Who knew drinking beer could be so inspiring?
Topping out on Wilson Peak in #telluride yesterday with @jeremyjones and Lance McDonald. We had epic winter conditions for the classic NE couloir. It was an unbelievable morning only to return to @mountainfilm for some incredible and inspiring films for the afternoon. #neverstopexploring #womenskiers @dynafit @thenorthface #momonthemove
Fun Fact: Jeremy Jones and Hilaree O’Neill skied the Northeast Couloir of Wilson Peak on Memorial Day.
Hokusai’s 36 Views of Mount Fuji
Absolutely THE iconic piece of Japanese art, The Great Wave off Kanagawa is a print made in the 1820s by the illustrious Japanese illustrator and print-maker, Hokusai. The rather small print is the first of his series, “Thirty-six view of Mount Fuji,” often the wave in the foreground is so captivating that the stratovolcano set behind is overlooked. Hokusai was born in 1760 in the largest urban area in the world, the harbor city of Edo. Within 20 years of his death in 1849 the Japanese emperor renamed the city “Tokyo” and moved the country’s capital to the eastern port city.
Hokusai’s talent and humility are astounding: “From around the age of six, I had the habit of sketching from life. I became an artist, and from 50 on began producing works that won some reputation, but nothing I did before the age of 70 was worthy of attention. At 73, I began to grasp the structures of birds and beasts, insects and fish, and of the way plants grow. If I go on trying, I will surely understand them still better by the time I am 86, so that by 90 I will have penetrated to their essential nature. At 100 have a positively divine understanding of them, while at 130, 140, or more I will have reached the stage where every dot and every stroke I paint will be alive. May Heaven, that grants long life, give me the chance to prove that this is no lie.”

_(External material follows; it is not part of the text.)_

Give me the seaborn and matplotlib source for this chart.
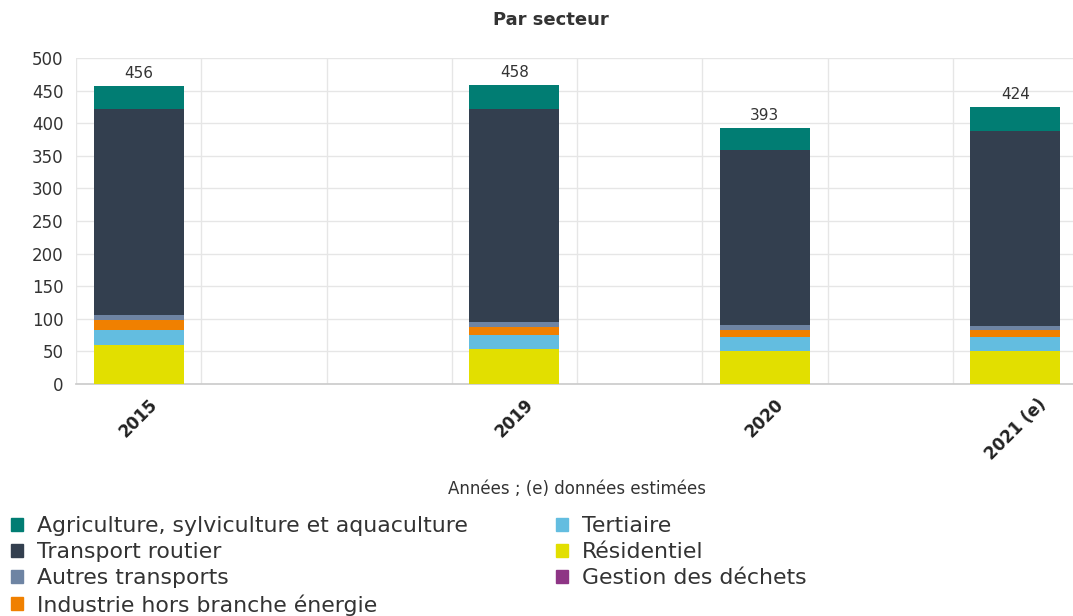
import numpy as np
import pandas as pd
import seaborn as sns
import matplotlib.pyplot as plt

# Emissions per sector
years = ["2015", "2019", "2020", "2021 (e)"]
sectors = ["Agriculture, sylviculture et aquaculture", "Transport routier", "Autres transports",
           "Industrie hors branche énergie", "Tertiaire", "Résidentiel", "Gestion des déchets"]
agriculture = [34, 36, 35, 37]
transport_routier = [316, 328, 268, 298]
autres_transports = [8, 7, 7, 6]
industrie = [15, 13, 12, 11]
tertiaire = [23, 20, 21, 22]
residentiel = [60, 54, 50, 50]
gestion_dechets = [0.4, 0.4, 0.4, 0.4]
totals = [456, 458, 393, 424]
y_ticks = list(range(0, 501, 50))

colors = {
    "Agriculture, sylviculture et aquaculture": "#017d73",
    "Transport routier": "#333f4f",
    "Autres transports": "#6e84a3",
    "Industrie hors branche énergie": "#f08000",
    "Tertiaire": "#63bde0",
    "Résidentiel": "#e2df00",
    "Gestion des déchets": "#8e3585",
}

# layout: the years sit in slots 0, 3, 5, 7 of an 8-slot category axis
slot_index = [0, 3, 5, 7]
n_slots = 8

sns.set_theme(style="white")
plt.rcParams['font.family'] = ['DejaVu Sans']

values = {
    "Agriculture, sylviculture et aquaculture": agriculture,
    "Transport routier": transport_routier,
    "Autres transports": autres_transports,
    "Industrie hors branche énergie": industrie,
    "Tertiaire": tertiaire,
    "Résidentiel": residentiel,
    "Gestion des déchets": gestion_dechets,
}

# stack bottom -> top is the reverse of the legend order
stack_order = sectors[::-1]
df = pd.DataFrame({"pos": [i + 0.5 for i in slot_index]})
cum = np.zeros(len(years))
for s in stack_order:
    cum = cum + np.array(values[s])
    df[s] = cum

fig = plt.figure(figsize=(10.73, 6.16), dpi=100)
ax = fig.add_axes([76 / 1073, 1 - 384 / 616, (1078 - 76) / 1073, (384 - 58) / 616])

min_gap = np.min(np.diff(df["pos"]))
handles = {}
# draw tallest cumulative first so lower layers overlay it
for s in stack_order[::-1]:
    sns.barplot(data=df, x="pos", y=s, native_scale=True, width=0.72 / min_gap,
                color=colors[s], saturation=1, linewidth=0, ax=ax, zorder=3)
    handles[s] = plt.Rectangle((0, 0), 1, 1, color=colors[s])

for p, t in zip(df["pos"], totals):
    ax.text(p, t + 8, str(t), ha="center", va="bottom", fontsize=11, color="#333333")

ax.set_xlim(0, n_slots)
ax.set_ylim(0, 500)
ax.set_yticks(y_ticks)
ax.set_xticks(df["pos"])
ax.set_xticklabels(years, rotation=45, fontweight="bold", fontsize=12, color="#222222")
ax.set_xticks(np.arange(0, n_slots + 1), minor=True)
ax.tick_params(axis="x", which="major", length=0, pad=8)
ax.tick_params(axis="x", which="minor", length=10, color="#e6e6e6", width=1)
ax.tick_params(axis="y", length=0, labelsize=12, labelcolor="#333333", pad=9)
ax.grid(axis="y", color="#e6e6e6", linewidth=1)
ax.grid(axis="x", which="minor", color="#e6e6e6", linewidth=1)
ax.set_axisbelow(True)
for sp in ["top", "right", "left"]:
    ax.spines[sp].set_visible(False)
ax.spines["bottom"].set_color("#cccccc")
ax.set_ylabel("")
ax.set_xlabel("Années ; (e) données estimées", fontsize=12, color="#333333")
ax.xaxis.set_label_coords(0.5, -(489 - 384) / 326, transform=ax.transAxes)
ax.xaxis.label.set_va("center")

fig.text(551 / 1073, 1 - 20 / 616, "Par secteur", ha="center", va="center",
         fontweight="bold", fontsize=13, color="#333333")

fig.legend([handles[s] for s in sectors], sectors, ncol=2, loc="upper left",
           bbox_to_anchor=(-4 / 1073, 1 - 501 / 616), frameon=False, fontsize=15.8,
           handlelength=0.55, handleheight=0.55, handletextpad=0.64, labelspacing=0.27,
           columnspacing=4.0, borderpad=0.2, labelcolor="#333333")

fig.savefig("out.png", dpi=100)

Prudential Financial is a financial services company that has been in business for nearly 140 years. The company has over $1.2 trillion in assets under its management and employs thousands the world over. The company’s brand identity is built around “The Rock: an icon of strength, stability, expertise, and innovation.” The Rock exists. It is located on a small but significant British Overseas Territory at the mouth of the Mediterranean Sea: Gibraltar.
I passed through Gibraltar in autumn 2013 — I was unimpressed, by the town at least. Presently, it’s overbuilt and gaudy, a haven for tax evaders and traffickers, with the veneer of untruthfulness that’s hard to find elsewhere in continental Europe.
Beneath the surface, though, there’s a pridefulness woven with strands of spite that turned me off. Gibraltar is the symbol of imperialism, the foster child Great Britain doesn’t want any more but has to keep supporting. Its culture is displaced and bastardized, a result of egoistic global expansion — fish and chips and porter clashes terribly with the sweltering Andalusian climate and landscape. When humans force their values and practices into a place from which they did not grow naturally problems arise — Gibraltar is a perfect example. It clings desperately to a foundation that never actually existed; from this, spite springs.
This all said, the rock is worth checking out: a striking 1,398 ft limestone monolith rising directly out of the sea. Hiking trails criss-cross the more gradual western slope, but the real natural enclave is the cliffy eastern side. The rock’s strategic value cannot be understated, and the Brits valued it as a lynchpin of their colonial empire.
It’s no secret that Yvon Chouinard, the founder of Patagonia, has been climbing in Argentina for decades. The hallowed environmentalist / businessman got his start on vertical rock in California after learning to rappel from the Southern California Falconry Club as a means to reach the raptors’ nests. Over the next twenty years Chouinard became a known climber in the small, fringe community — he began forging hard, reusable pitons by hand, then scaled his business. By 1970 Chouinard faced a conundrum: the pitons that were the mainstay of his business were irreparably damaging the rock routes he found so much joy in. He made the tough decision to phase out the company’s bread-and-butter product, beginning a long history of environmental action by the pre-eminent outdoor gear company.
Around the same time, Chouinard got his start in the clothing business by importing rugged, colorful clothing from around the world to sell to his buddies. Not keen on sullying the hardware company’s name and image, Yvon decided to bring the clothing to market under a different name: Patagonia. The logo of the company is a stylized image of the famous Fitzroy Massif in Patagonia, just above El Chaltén.
Its seven summits were recently traversed by Tommy Caldwell and Alex Honnold.